If we throw a ball sufficiently fast, it will break free from the effects of the Earth’s gravity. The speed needed to escape out to infinity is called the Escape Velocity (Ve) and is calculated by equating Kinetic Energy with Potential Energy. On the other hand, the speed needed to go into a stable orbit (Vo) is calculated by balancing Centripetal Force with Gravitational Force. For a Low Earth Orbit, Ve is about 1.4 times Vo.

It is important to appreciate, Ve does not depend on the launch angle, but does depend on the initial starting altitude – oftentimes the height at which fuel burn ends.

In the Interactive, we show two rockets, the one travelling vertically demonstrates the effect of Ve, while the horizontal rocket shows the effects of speed needed to enter orbit, Vo. In the interactive, we ignore air resistance effects and rocket fuel burn, i.e. we assume the rockets initial velocities are the result of fuel burn.

Your goal is to explore what it takes to keep a rocket in orbit around a planet (orbital rocket, launching horizontally) or to escape the planet’s gravitational pull completely (escape rocket, launching vertically). Find out what happens when you adjust both rockets’ initial velocity and height above the planet, which planet they launch above, and that planet’s mass.

The formulas region displays the equations for achieving escape velocity and orbital velocity based on the settings you have chosen.

Send the rockets on their way with the Play button. Pause the simulation at any time to find out both rockets’ current velocities, heights, and the elapsed time. The simulation does not end until you use the reset button. Reset returns the rockets to their starting positions but leaves the controls unchanged.

Choose to keep the sound off or listen to the path of either the escape or orbital rockets. If the sound is on, the tone will change to follow your chosen rocket’s trajectory. The higher-pitched the tone, the farther the rocket from the planet, the lower the pitch, the closer the rocket. The speed of the beeps indicates the velocity. Listen for the escape rocket slowing down before it falls back again and crashes. Listen for the changing distances of the orbital rocket’s orbit; a distinct tone will indicate a complete orbit.

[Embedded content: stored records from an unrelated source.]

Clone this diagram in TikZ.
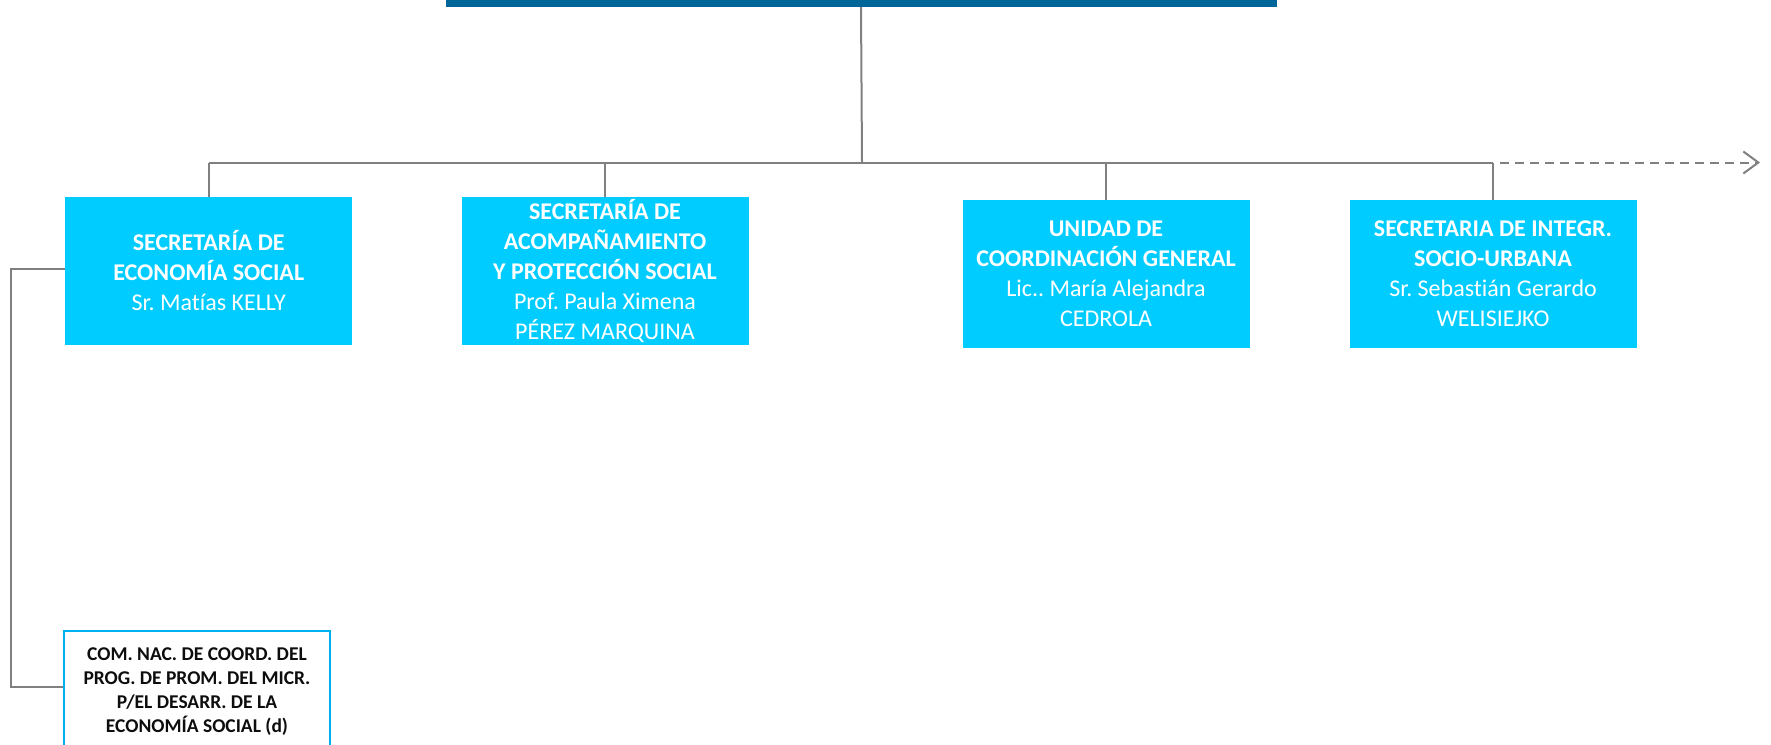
\documentclass[tikz,border=0pt]{standalone}
\usepackage{fontspec}
\setmainfont{Carlito}[Ligatures=NoCommon]
\usetikzlibrary{arrows.meta}
\frenchspacing
\definecolor{barblue}{RGB}{0,102,153}
\definecolor{boxcyan}{RGB}{0,204,255}
\definecolor{linegray}{RGB}{128,128,128}
\definecolor{frameblue}{RGB}{0,176,240}
\definecolor{textdark}{RGB}{13,13,13}
\tikzset{
 orgbox/.style={fill=boxcyan, draw=none, text=white, align=center, minimum width=287pt, minimum height=148pt, inner sep=0pt, font=\fontsize{24}{30}\selectfont},
 subbox/.style={fill=white, draw=frameblue, line width=1.8pt, text=textdark, align=center, minimum width=266pt, minimum height=122pt, inner sep=0pt, font=\fontsize{19.5}{24}\selectfont\bfseries},
 topbar/.style={fill=barblue, draw=none, minimum width=831pt, minimum height=7pt, inner sep=0pt},
 link/.style={draw=linegray, line width=2pt},
 ext/.style={link, dash pattern=on 9pt off 6pt, -{Straight Barb[length=15pt,width=22pt,line width=2pt]}}
}
\begin{document}
\begin{tikzpicture}[x=1pt,y=-1pt]
\useasboundingbox (0,0) rectangle (1771,744);
\clip (0,0) rectangle (1771,744);
\fill[white] (0,0) rectangle (1771,744);

\node[topbar] (top) at (861,3.5) {};
\coordinate (hub) at (862,162.5);
\coordinate (extend) at (1760,162.5);

\node[orgbox] (b1) at (208.75,270.8) {\textbf{SECRETARÍA DE}\\\textbf{ECONOMÍA SOCIAL}\\Sr. Matías KELLY};
\node[orgbox] (b2) at (605,270.8) {\textbf{SECRETARÍA DE}\\\textbf{ACOMPAÑAMIENTO}\\\textbf{Y PROTECCIÓN SOCIAL}\\Prof. Paula Ximena\\PÉREZ MARQUINA};
\node[orgbox] (b3) at (1106,274) {\textbf{UNIDAD DE}\\\textbf{COORDINACIÓN GENERAL}\\Lic.. María Alejandra\\CEDROLA};
\node[orgbox] (b4) at (1493,274) {\textbf{SECRETARIA DE INTEGR.}\\\textbf{SOCIO-URBANA}\\Sr. Sebastián Gerardo\\WELISIEJKO};
\node[subbox] (b5) at (197,692) {COM. NAC. DE COORD. DEL\\PROG. DE PROM. DEL MICR.\\P/EL DESARR. DE LA\\ECONOMÍA SOCIAL (d)};

\draw[link] (top.south) -- (hub);
\draw[link] (b1.north |- hub) -- (b4.north |- hub);
\draw[link] (b1.north |- hub) -- (b1.north);
\draw[link] (b2.north |- hub) -- (b2.north);
\draw[link] (b3.north |- hub) -- (b3.north);
\draw[link] (b4.north |- hub) -- (b4.north);
\draw[ext] ([xshift=7pt]b4.north |- hub) -- (extend);
\draw[link] ([yshift=1.5pt]b1.west) -- ++(-54.5,0) |- ([yshift=5pt]b5.west);
\end{tikzpicture}
\end{document}
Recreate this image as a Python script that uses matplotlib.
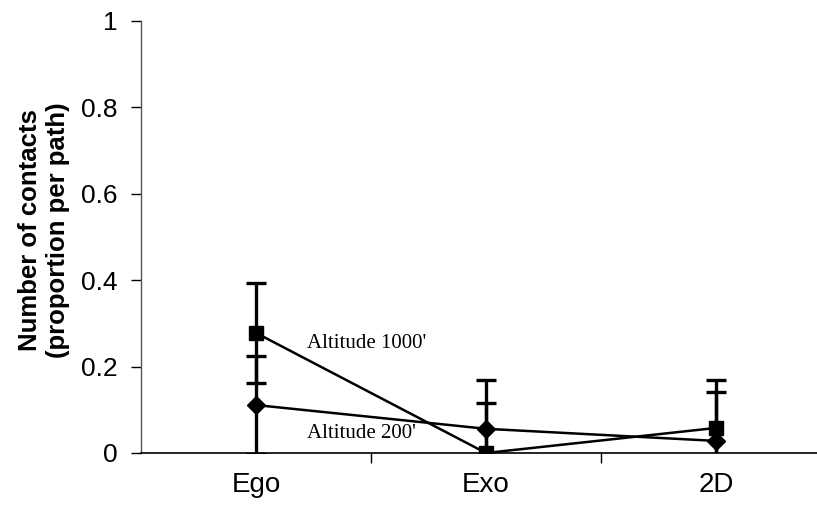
import matplotlib
matplotlib.use("Agg")
import matplotlib.pyplot as plt
from matplotlib.ticker import FixedLocator, FuncFormatter

plt.rcParams["font.family"] = ["Liberation Sans", "DejaVu Sans"]

categories = ["Ego", "Exo", "2D"]
alt1000 = [0.278, 0.0, 0.058]
alt1000_err = [0.115, 0.116, 0.111]
alt200 = [0.111, 0.056, 0.028]
alt200_err = [0.113, 0.113, 0.113]
yticks = [0, 0.2, 0.4, 0.6, 0.8, 1.0]

fig = plt.figure(figsize=(8.17, 5.21), dpi=100)
ax = fig.add_axes([141/817, 68/521, 690/817, 432/521])
x = list(range(len(categories)))

ax.errorbar(x, alt1000, yerr=alt1000_err, color="black", lw=1.8, elinewidth=2.4,
            capsize=7, capthick=2.4, marker="s", ms=9.5, zorder=3, clip_on=True)
ax.errorbar(x, alt200, yerr=alt200_err, color="black", lw=1.8, elinewidth=2.4,
            capsize=7, capthick=2.4, marker="D", ms=9, zorder=3, clip_on=True)

ax.set_xlim(-0.5, 2.5)
ax.set_ylim(0, 1)
ax.spines["top"].set_visible(False)
ax.spines["right"].set_visible(False)
ax.spines["left"].set_color("#555555")
ax.spines["left"].set_linewidth(1.0)
ax.spines["bottom"].set_linewidth(1.2)

ax.yaxis.set_major_locator(FixedLocator(yticks))
ax.yaxis.set_major_formatter(FuncFormatter(lambda v, p: f"{v:g}"))
ax.tick_params(axis="y", direction="out", length=7, width=1, pad=10,
               labelsize=19)

ax.set_xticks(x)
ax.set_xticklabels(categories, fontsize=20)
ax.tick_params(axis="x", which="major", length=0, pad=14)
ax.set_xticks([0.5, 1.5], minor=True)
ax.tick_params(axis="x", which="minor", direction="out", length=7, width=1)

ax.set_ylabel("Number of contacts\n(proportion per path)", fontsize=18.5,
              fontweight="bold", linespacing=1.2)
ax.yaxis.set_label_coords(-0.103, 0.515)

ax.text(307/817, 1 - 343/521, "Altitude 1000'", transform=fig.transFigure,
        family="Liberation Serif", fontsize=15, va="center", ha="left")
ax.text(307/817, 1 - 433/521, "Altitude 200'", transform=fig.transFigure,
        family="Liberation Serif", fontsize=15, va="center", ha="left")

fig.savefig("out.png", dpi=100)
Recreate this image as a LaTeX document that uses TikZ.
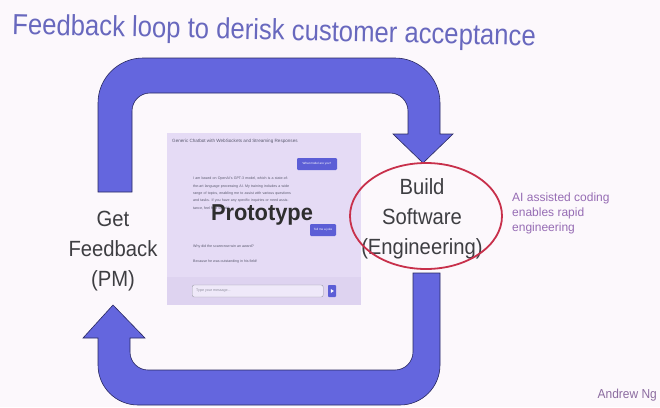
\documentclass[tikz,border=0pt]{standalone}
\usepackage{fontspec}
\setmainfont{Liberation Sans}
\usetikzlibrary{shapes.geometric}
\definecolor{bgc}{RGB}{252,248,252}
\definecolor{arrowfill}{RGB}{100,102,222}
\definecolor{arrowline}{RGB}{40,40,95}
\definecolor{titlec}{RGB}{104,104,190}
\definecolor{labelc}{RGB}{62,62,66}
\definecolor{shotc}{RGB}{229,219,245}
\definecolor{shotlow}{RGB}{222,211,240}
\definecolor{bubblec}{RGB}{92,94,214}
\definecolor{smallc}{RGB}{90,90,110}
\definecolor{ringc}{RGB}{200,48,75}
\definecolor{aic}{RGB}{150,108,180}
\definecolor{andrewc}{RGB}{140,108,160}
\tikzset{
  bigarrow/.style={fill=arrowfill, draw=arrowline, line width=0.6pt, line join=miter},
  biglabel/.style={text=labelc, align=center, inner sep=0pt, font=\fontsize{22}{30}\selectfont},
  tiny/.style={text=smallc, inner sep=0pt, font=\fontsize{3.6}{7.3}\selectfont},
  bubble/.style={fill=bubblec, rounded corners=1.2pt, inner sep=0pt, text=white, font=\fontsize{3}{4}\selectfont, align=center}
}
\begin{document}
\begin{tikzpicture}[x=1pt,y=-1pt]
\useasboundingbox (0,0) rectangle (660,407);
\fill[bgc] (0,0) rectangle (660,407);

% title
\node[anchor=base west, inner sep=0pt, text=titlec, rotate=-1.3,
      font=\fontsize{29}{34}\selectfont] (title) at (12,34)
  {\scalebox{0.885}[1]{Feedback loop to derisk customer acceptance}};

% top arrow
\path[bigarrow] (98,192) -- (98,103)
  .. controls (98,78.2) and (118.2,58) .. (143,58) -- (395,58)
  .. controls (419.8,58) and (440,78.2) .. (440,103) -- (440,134)
  -- (453,134) -- (423,163) -- (393,134) -- (408,134) -- (408,111)
  .. controls (408,101.1) and (399.9,93) .. (390,93) -- (150,93)
  .. controls (140.1,93) and (132,101.1) .. (132,111) -- (132,192) -- cycle;

% bottom arrow
\path[bigarrow] (413,273) -- (440,273) -- (440,365)
  .. controls (440,387.1) and (422.1,405) .. (400,405) -- (138,405)
  .. controls (115.9,405) and (98,387.1) .. (98,365) -- (98,338)
  -- (83,338) -- (113,305) -- (145,338) -- (130,338) -- (130,352)
  .. controls (130,361.9) and (138.1,370) .. (148,370) -- (395,370)
  .. controls (404.9,370) and (413,361.9) .. (413,352) -- cycle;

% screenshot
\fill[shotc] (167,133) rectangle (361,305);
\fill[shotlow] (167,277) rectangle (361,305);
\node[tiny, anchor=west, font=\fontsize{4.6}{6}\selectfont] (shottitle) at (172,141)
  {Generic Chatbot with WebSockets and Streaming Responses};
\node[bubble, minimum width=40pt, minimum height=12pt] (q1) at (317,164) {What model are you?};
\node[tiny, anchor=north west, text width=100pt, align=left] (ans1) at (193,177)
  {I am based on OpenAI's GPT-3 model, which is a state-of-the-art language processing AI. My training includes a wide range of topics, enabling me to assist with various questions and tasks. If you have any specific inquiries or need assistance, feel free to ask!};
\node[bubble, minimum width=26pt, minimum height=12pt] (q2) at (323,230) {Tell me a joke};
\node[tiny, anchor=west] (ans2a) at (193,247) {Why did the scarecrow win an award?};
\node[tiny, anchor=west] (ans2b) at (193,262) {Because he was outstanding in his field!};
\node[draw=smallc!60, fill=shotc!60!white, rounded corners=2pt, minimum width=131pt,
      minimum height=12pt, inner sep=0pt, anchor=west] (input) at (192,291) {};
\node[tiny, anchor=west, text=smallc!70] (ph) at (196,291) {Type your message...};
\node[fill=bubblec, minimum width=8pt, minimum height=12pt, inner sep=0pt,
      rounded corners=0.8pt] (send) at (332,291) {};
\fill[white] (330.8,289) -- (333.8,291) -- (330.8,293) -- cycle;

\node[inner sep=0pt, anchor=base, text=black!82, font=\bfseries\fontsize{23}{26}\selectfont]
  (proto) at (262,220) {\scalebox{0.95}[1]{Prototype}};

% labels
\node[biglabel] (getfb) at (113,251) {\scalebox{0.92}[1]{Get}\\\scalebox{0.92}[1]{Feedback}\\\scalebox{0.92}[1]{(PM)}};
\node[biglabel] (build) at (422,219) {\scalebox{0.92}[1]{Build}\\\scalebox{0.92}[1]{Software}\\\scalebox{0.92}[1]{(Engineering)}};
\node[draw=ringc, line width=1.8pt, ellipse, minimum width=152pt, minimum height=106pt,
      inner sep=0pt] (ring) at (426,216) {};

\node[anchor=north west, inner sep=0pt, align=left, text=aic,
      font=\fontsize{12}{15}\selectfont] (ai) at (512,193)
  {AI assisted coding\\enables rapid\\engineering};

\node[anchor=base east, inner sep=0pt, text=andrewc, font=\fontsize{13}{15}\selectfont]
  (andrew) at (657,398) {\scalebox{0.92}[1]{Andrew Ng}};
\end{tikzpicture}
\end{document}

Notes: Because the mass and radius are expressed in terms of the Earth's mass and radius, and the escape velocity is given in kilometers per second, the gravitational constant "G" has a value quite different from that shown in your textbook (in which the units are kilograms, meters, and meters per second, respectively). In addition, the Orbital Velocity calculation shown is for a perfectly symmetrical orbit; stable orbits can be achieved at other velocities.